On another wall hangs a pink and green neon sign of a buffalo, given to him as a present at his 50th birthday party. He collects glass figurines of buffaloes, perhaps in a throwback to his Montana days.

In one corner sits a processional crucifix that he acquired from Mexico. He had it silver-plated and will send it to a church in Vancouver.

But it’s a meeting room near South’s office that catches the eye of visitors. Lining the walls are dozens of caricatures of Davis, some less than flattering, that South has collected over the years. The campaign team bought the originals from artists. They have 50 or 60 of them.

“Unlike the typical political office where you see whoever the candidate is with a thousand pictures of him with other politicians, we thought this was a little bit more irreverent and kind of counter-to-type in terms of the way people view Gray,” South said. “It’s a way to have fun. I don’t know if Gray likes them, but people who come in like them.”

Salazar calls South one of the most upbeat people he has worked with in politics.

“To find someone who enjoys every minute of his job, even during some of the tougher challenges, is rare,” Salazar said. “It really seems as though he finds joy in what he does every day.”

But the campaign life takes its toll. A bottle of Mylanta sat on South’s bookshelf during a recent interview. South had a bleeding ulcer after the 1998 gubernatorial race. At one point, when things looked bleak for Davis during that campaign, 14 staffers walked out the door. That left South to assume their tasks, writing speeches, handling scheduling and dealing with the media.

This campaign marks the first time South has overseen the campaign of an incumbent seeking re-election. Now, at age 51, he says it will be his last campaign.

He plans to take a few months off after the election, travel with his wife and decide what he wants to do. Since he went to work for Davis in 1993, he’s taken off only eight days at a time. He hasn’t had a single two-week vacation.
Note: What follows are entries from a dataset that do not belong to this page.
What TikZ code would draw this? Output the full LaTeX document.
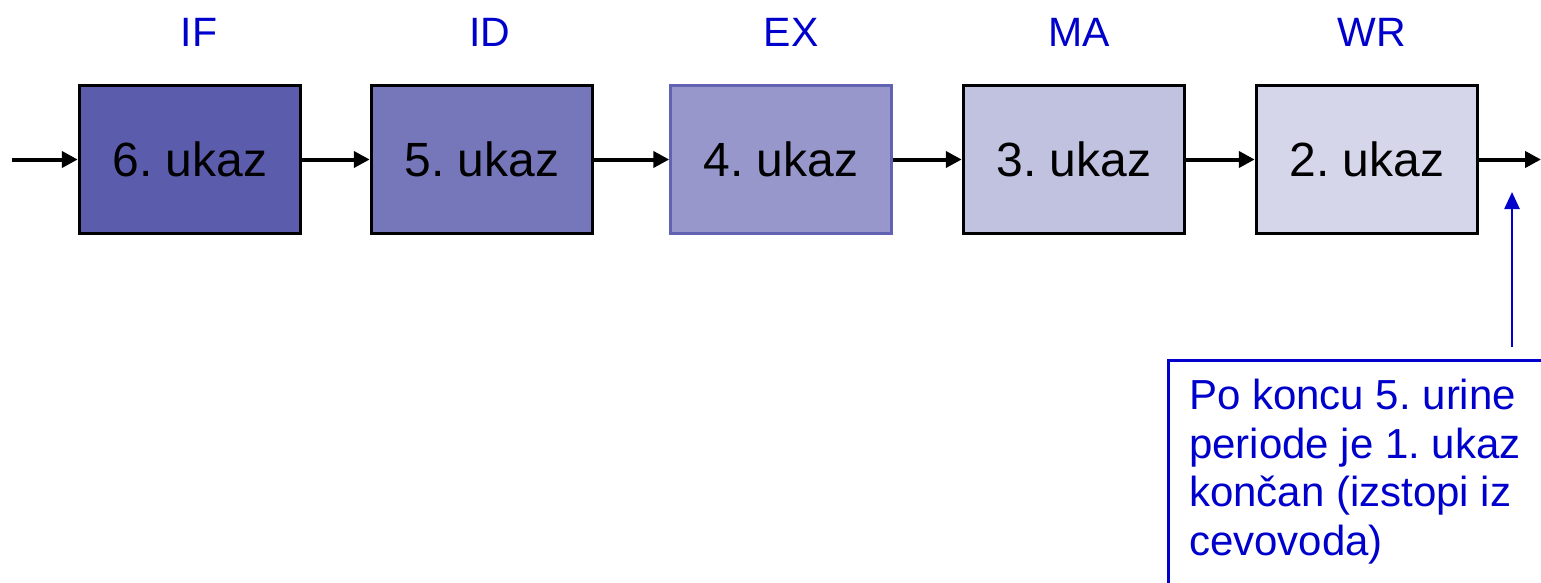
\documentclass[tikz,border=0pt]{standalone}
\usepackage{fontspec}
\setmainfont{Liberation Sans}
\usetikzlibrary{arrows.meta}
\frenchspacing
\definecolor{labblue}{HTML}{0000CC}
\definecolor{cA}{HTML}{5C5CAD}
\definecolor{cB}{HTML}{7676BA}
\definecolor{cC}{HTML}{9797CB}
\definecolor{cCb}{HTML}{6262B2}
\definecolor{cD}{HTML}{C1C1E0}
\definecolor{cE}{HTML}{D6D6EB}
\tikzset{
  stagebox/.style={draw=black, line width=3.5pt, minimum width=221pt, minimum height=148pt,
    inner sep=0pt, font=\fontsize{48}{56}\selectfont},
  stagelab/.style={text=labblue, inner sep=0pt, font=\fontsize{41}{48}\selectfont},
  flow/.style={line width=4pt, -{Triangle[length=16pt,width=16pt]}},
  bluearrow/.style={draw=labblue, line width=2.5pt, -{Triangle[length=17pt,width=15pt]}},
  noteframe/.style={draw=labblue, line width=2.5pt, inner sep=0pt, anchor=north west,
    minimum width=420pt, minimum height=260pt},
  notetext/.style={text=labblue, inner sep=0pt, anchor=north west, align=left,
    font=\fontsize{42}{48.5}\selectfont}
}
\begin{document}
\begin{tikzpicture}[x=1pt,y=-1pt]
\useasboundingbox (0,0) rectangle (1541,583);
\clip (0,0) rectangle (1541,583);
\fill[white] (0,0) rectangle (1541,583);

\node[stagebox, fill=cA] (b1) at (190,159.5) {6. ukaz};
\node[stagebox, fill=cB] (b2) at (482,159.5) {5. ukaz};
\node[stagebox, fill=cC, draw=cCb, line width=2.5pt] (b3) at (781,159.5) {4. ukaz};
\node[stagebox, fill=cD] (b4) at (1074,159.5) {3. ukaz};
\node[stagebox, fill=cE] (b5) at (1367,159.5) {2. ukaz};

\node[stagelab] (l1) at (199,32) {IF};
\node[stagelab] (l2) at (490,32) {ID};
\node[stagelab] (l3) at (791,32) {EX};
\node[stagelab] (l4) at (1079,32) {MA};
\node[stagelab] (l5) at (1372,32) {WR};

\coordinate (in) at (12,159.5);
\coordinate (out) at (1541,159.5);
\draw[flow] (in) -- (b1.west);
\draw[flow] (b1.east) -- (b2.west);
\draw[flow] (b2.east) -- (b3.west);
\draw[flow] (b3.east) -- (b4.west);
\draw[flow] (b4.east) -- (b5.west);
\draw[flow] (b5.east) -- (out);

\node[noteframe] (note) at (1167,359) {};
\node[notetext] (notetxt) at (1189,379) {Po koncu 5. urine\\periode je 1. ukaz\\kon\v{c}an (izstopi iz\\cevovoda)};

\coordinate (astart) at (1512,347);
\coordinate (atip) at (1512,192);
\draw[bluearrow] (astart) -- (atip);
\end{tikzpicture}
\end{document}
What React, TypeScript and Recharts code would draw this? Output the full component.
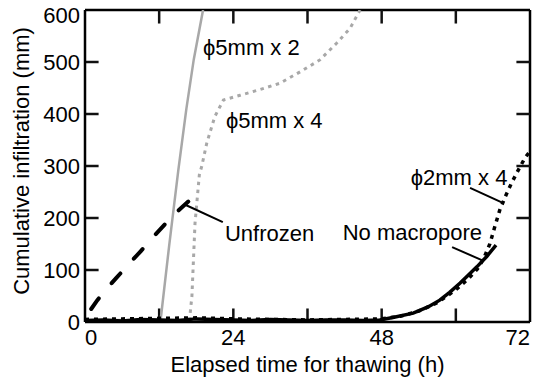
import React from 'react';
import { LineChart, Line, XAxis, YAxis, ReferenceLine, ReferenceDot, Label } from 'recharts';

const FONT = '"Liberation Sans", Arial, Helvetica, sans-serif';

// Unfrozen (black dashed)
const unfrozenTime = [1, 2, 3, 5, 7, 9, 11, 13, 15, 17.2];
const unfrozenValue = [25, 42, 57, 84, 110, 136, 163, 189, 213, 237];

// phi5mm x 2 (grey solid)
const p5x2Time = [0, 6, 12.2, 13.6, 15.1, 16.4, 17.6, 19.1];
const p5x2Value = [3, 4, 0, 145, 292, 410, 505, 600];

// phi5mm x 4 (grey dotted)
const p5x4Time = [0, 8, 16.9, 17.3, 17.8, 18.5, 18.9, 19.7, 21.0, 22.4, 25.1, 28.3, 31.5, 34.8, 38.0, 40.7, 42.9, 44.5];
const p5x4Value = [3, 3, 3, 50, 190, 283, 300, 344, 395, 427, 436, 447, 459, 481, 504, 536, 565, 600];

// phi2mm x 4 (black dotted)
const p2x4Time = [0, 6, 12, 18, 24, 30, 36, 42, 48, 51, 54, 57, 60, 62, 63.5, 64.5, 65.5, 66.3, 67.1, 68, 69, 70.1, 71.2, 72];
const p2x4Value = [5, 6, 7, 8, 6, 5, 4, 5, 6, 11, 21, 37, 62, 83, 102, 122, 150, 183, 215, 241, 267, 292, 316, 328];

// No macropore (black solid)
const noMacroTime = [0, 3, 6, 9, 12, 15, 18, 21, 24, 27, 30, 33, 36, 39, 42, 45, 47.7, 50, 53.1, 55.5, 57.4, 59, 60.7, 62, 63.4, 65, 66.5];
const noMacroValue = [3, 4, 2, 5, 4, 3, 6, 5, 4, 3, 5, 4, 3, 4, 4, 3, 4, 9, 17, 29, 42, 57, 75, 90, 106, 126, 148];

const xTicks = [0, 12, 24, 36, 48, 60, 72];
const yTicks = [0, 100, 200, 300, 400, 500, 600];
const X_MIN = 0;
const X_MAX = 72;
const Y_MIN = 0;
const Y_MAX = 600;

const xTitle = 'Elapsed time for thawing (h)';
const yTitle = 'Cumulative infiltration (mm)';

// annotation labels (anchor in data coords: baseline-left)
const annotations = [
  { text: 'ϕ5mm x 2', t: 19.1, v: 513 },
  { text: 'ϕ5mm x 4', t: 22.8, v: 373 },
  { text: 'Unfrozen', t: 22.65, v: 156 },
  { text: 'No macropore', t: 41.7, v: 158 },
  { text: 'ϕ2mm x 4', t: 52.7, v: 264 },
];
const leaders = [
  { t1: 16.3, v1: 225, t2: 22.3, v2: 192 },
  { t1: 59.4, v1: 144, t2: 64.2, v2: 119 },
  { t1: 62.3, v1: 258, t2: 67.6, v2: 229 },
];

// inward tick lengths expressed in data units (≈13 px)
const X_TICK_LEN = 26; // mm, for ticks on the horizontal axes
const Y_TICK_LEN = 2.2; // h, for ticks on the vertical axes

const zip = (ts: number[], vs: number[]) => ts.map((t, i) => ({ t, v: vs[i] }));

const unfrozenData = zip(unfrozenTime, unfrozenValue);
const p5x2Data = zip(p5x2Time, p5x2Value);
const p5x4Data = zip(p5x4Time, p5x4Value);
const p2x4Data = zip(p2x4Time, p2x4Value);
const noMacroData = zip(noMacroTime, noMacroValue);

const FS = 22;
const axisLineStyle = { stroke: '#000', strokeWidth: 2.5 };
const TICK_COLOR = '#111111';
const TICK_W = 2.5;

const XTick = (props: any) => {
  const { x, y, payload } = props;
  const val = payload.value;
  if (val % 24 !== 0) return <g />;
  let anchor: 'middle' | 'start' | 'end' = 'middle';
  if (val === X_MIN) anchor = 'start';
  if (val === X_MAX) anchor = 'end';
  return (
    <text x={x} y={y + 23} textAnchor={anchor} fontSize={FS} fontFamily={FONT} fill="#000">
      {val}
    </text>
  );
};

const YTick = (props: any) => {
  const { x, y, payload } = props;
  const val = payload.value;
  const dy = val === Y_MAX ? 13 : 7.5;
  return (
    <text x={x - 5} y={y + dy} textAnchor="end" fontSize={FS} fontFamily={FONT} fill="#000">
      {val}
    </text>
  );
};

const XTitle = (props: any) => {
  const vb = props.viewBox || {};
  return (
    <text x={vb.x + vb.width / 2} y={vb.y + 50} textAnchor="middle" fontSize={FS} fontFamily={FONT} fill="#000">
      {xTitle}
    </text>
  );
};

const YTitle = (props: any) => {
  const vb = props.viewBox || {};
  const cx = 29;
  const cy = vb.y + vb.height / 2 - 5;
  return (
    <text x={cx} y={cy} transform={`rotate(-90 ${cx} ${cy})`} textAnchor="middle" fontSize={FS} fontFamily={FONT} fill="#000">
      {yTitle}
    </text>
  );
};

const innerX = xTicks.filter((t) => t !== X_MIN && t !== X_MAX);
const innerY = yTicks.filter((t) => t !== Y_MIN && t !== Y_MAX);

export default function App() {
  return (
    <div style={{ position: 'absolute', left: 0, top: 0, width: 533, height: 381, background: '#fff' }}>
      <LineChart width={533} height={381} margin={{ top: 10, right: 3, bottom: 0, left: 0 }}>
        <XAxis
          dataKey="t"
          type="number"
          domain={[X_MIN, X_MAX]}
          ticks={xTicks}
          interval={0}
          allowDataOverflow
          height={59}
          tickSize={0}
          tickMargin={0}
          tickLine={false}
          axisLine={axisLineStyle}
          tick={<XTick />}
        >
          <Label content={<XTitle />} />
        </XAxis>
        <YAxis
          dataKey="v"
          type="number"
          domain={[Y_MIN, Y_MAX]}
          ticks={yTicks}
          interval={0}
          allowDataOverflow
          width={85}
          tickSize={0}
          tickMargin={0}
          tickLine={false}
          axisLine={axisLineStyle}
          tick={<YTick />}
        >
          <Label content={<YTitle />} />
        </YAxis>
        <ReferenceLine y={Y_MAX} ifOverflow="visible" stroke="#000" strokeWidth={2.5} />
        <ReferenceLine x={X_MAX} ifOverflow="visible" stroke="#000" strokeWidth={2.5} />

        {innerX.map((t) => (
          <ReferenceLine key={`xb${t}`} ifOverflow="visible" segment={[{ x: t, y: Y_MIN }, { x: t, y: Y_MIN + X_TICK_LEN }]} stroke={TICK_COLOR} strokeWidth={TICK_W} />
        ))}
        {innerX.map((t) => (
          <ReferenceLine key={`xt${t}`} ifOverflow="visible" segment={[{ x: t, y: Y_MAX }, { x: t, y: Y_MAX - X_TICK_LEN }]} stroke={TICK_COLOR} strokeWidth={TICK_W} />
        ))}
        {innerY.map((v) => (
          <ReferenceLine key={`yl${v}`} ifOverflow="visible" segment={[{ x: X_MIN, y: v }, { x: X_MIN + Y_TICK_LEN, y: v }]} stroke={TICK_COLOR} strokeWidth={TICK_W} />
        ))}
        {innerY.map((v) => (
          <ReferenceLine key={`yr${v}`} ifOverflow="visible" segment={[{ x: X_MAX, y: v }, { x: X_MAX - Y_TICK_LEN, y: v }]} stroke={TICK_COLOR} strokeWidth={TICK_W} />
        ))}

        <Line data={p5x2Data} dataKey="v" type="linear" stroke="#a8a8a8" strokeWidth={2.5} dot={false} activeDot={false} isAnimationActive={false} />
        <Line data={p5x4Data} dataKey="v" type="linear" stroke="#a8a8a8" strokeWidth={3} strokeDasharray="3.5 4.5" dot={false} activeDot={false} isAnimationActive={false} />
        <Line data={unfrozenData} dataKey="v" type="linear" stroke="#000" strokeWidth={4} strokeDasharray="13 20" strokeLinecap="round" dot={false} activeDot={false} isAnimationActive={false} />
        <Line data={p2x4Data} dataKey="v" type="linear" stroke="#000" strokeWidth={3.5} strokeDasharray="4 5" dot={false} activeDot={false} isAnimationActive={false} />
        <Line data={noMacroData} dataKey="v" type="linear" stroke="#000" strokeWidth={3.5} dot={false} activeDot={false} isAnimationActive={false} />

        {leaders.map((l, i) => (
          <ReferenceLine key={`l${i}`} segment={[{ x: l.t1, y: l.v1 }, { x: l.t2, y: l.v2 }]} stroke="#000" strokeWidth={2} />
        ))}
        {annotations.map((a, i) => (
          <ReferenceDot
            key={`a${i}`}
            x={a.t}
            y={a.v}
            r={0}
            shape={(p: any) => (
              <text x={p.cx} y={p.cy} fontSize={FS} fontFamily={FONT} fill="#000">
                {a.text}
              </text>
            )}
          />
        ))}
      </LineChart>
    </div>
  );
}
“I’ve had uncles and aunts die and haven’t been able to go to their funerals,” he said. “I had a niece get married and wasn’t able to go to her wedding. That’s the kind of thing a job like this does to you. At this stage in my life, I’m just not particularly willing to continue to do it on a daily basis.”

South isn’t sure what he will do, but notes that he has had offers to lecture on politics and that he’d ultimately like to write a book.

Others doubt that South will stay away from politics for long. But if this is indeed his last campaign, Schnur said California Republicans will throw a party the day after the election “because we won’t have to deal with him any more.”